The writing was pure Whedon and Goddard gold. The scene where the gas station attendant rings the control room for a strange almost biblical rant. He  stops mid-rant and asks, “Do you have me on speaker-phone?” With much choked back giggling and gestures to keep quiet, the controller talking to the gas station guy says, “Yep, I did. Sorry about that.” He then makes a knocking noise and says, “Okay, you’re off.” Of course gas station guy isn’t off the speaker phone and the giggling and laughing clues him into this. The entire film was worth the price of admission just for this scene alone.

“I told you! I don’t want to talk about Dollhouse!”

It was these type of scenes combined with the subtle action that made the film worth watching. Wendy Lin (Amy Acker) turning up her nose at the office pool and then at the last minute placing her bet. The slow realization that everything is resting on their televised sacrifice show and the pressures and tension that entails. The premature celebrations when they think they’ve won. I could go on but what would be the point?

The film was a brilliant attempt at satirizing the horror/slasher genre that just doesn’t quite work. The film has stand out moments and for my money Fran Kranz stole the show. The Cabin in the Woods was plagued with problems from the get go. The studios who had given the film the green light, then turned around and wanted to first change the format to 3D and then just wanted to get rid of the finished product.  *Interesting to note that the other film the studio was desperate to get rid of was the re-make of Red Dawn. Red Dawn also starred Thor aka Chris Hemsworth. It makes you wonder what the studio was thinking.*

I did also get the feeling that Kristen Connolly was a replacement for Felicia Day who must not have been available for the shooting schedule. I was desperate to see this film and was gutted when I missed it’s cinema run. Watching it last night, I was actually glad that I didn’t see it on the big screen as I don’t think it would have enhanced the experience at all.
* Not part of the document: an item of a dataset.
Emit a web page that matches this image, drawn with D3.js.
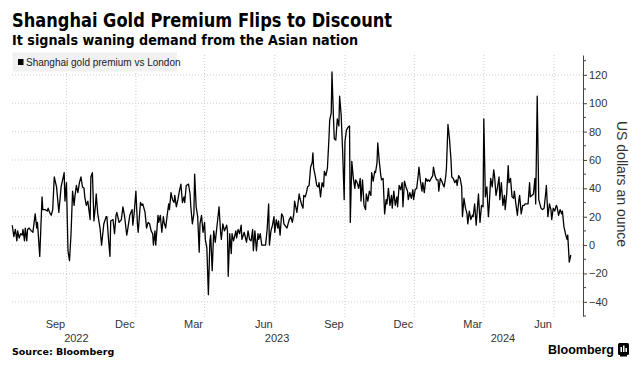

I am now waiting for the blu-ray copy to come in so that I may see the making of featurettes that I live for.

Goddard, Thor and Whedon

My final verdict is that the film is a must see for Whedon fans, or indeed Goddard fans,  and it’s still very entertaining. It is not a horror film (I thought I’d better warn you) and it only just misses the satire genre. The film is still clever and what we have come to expect from Mssrs Whedon and Goddard.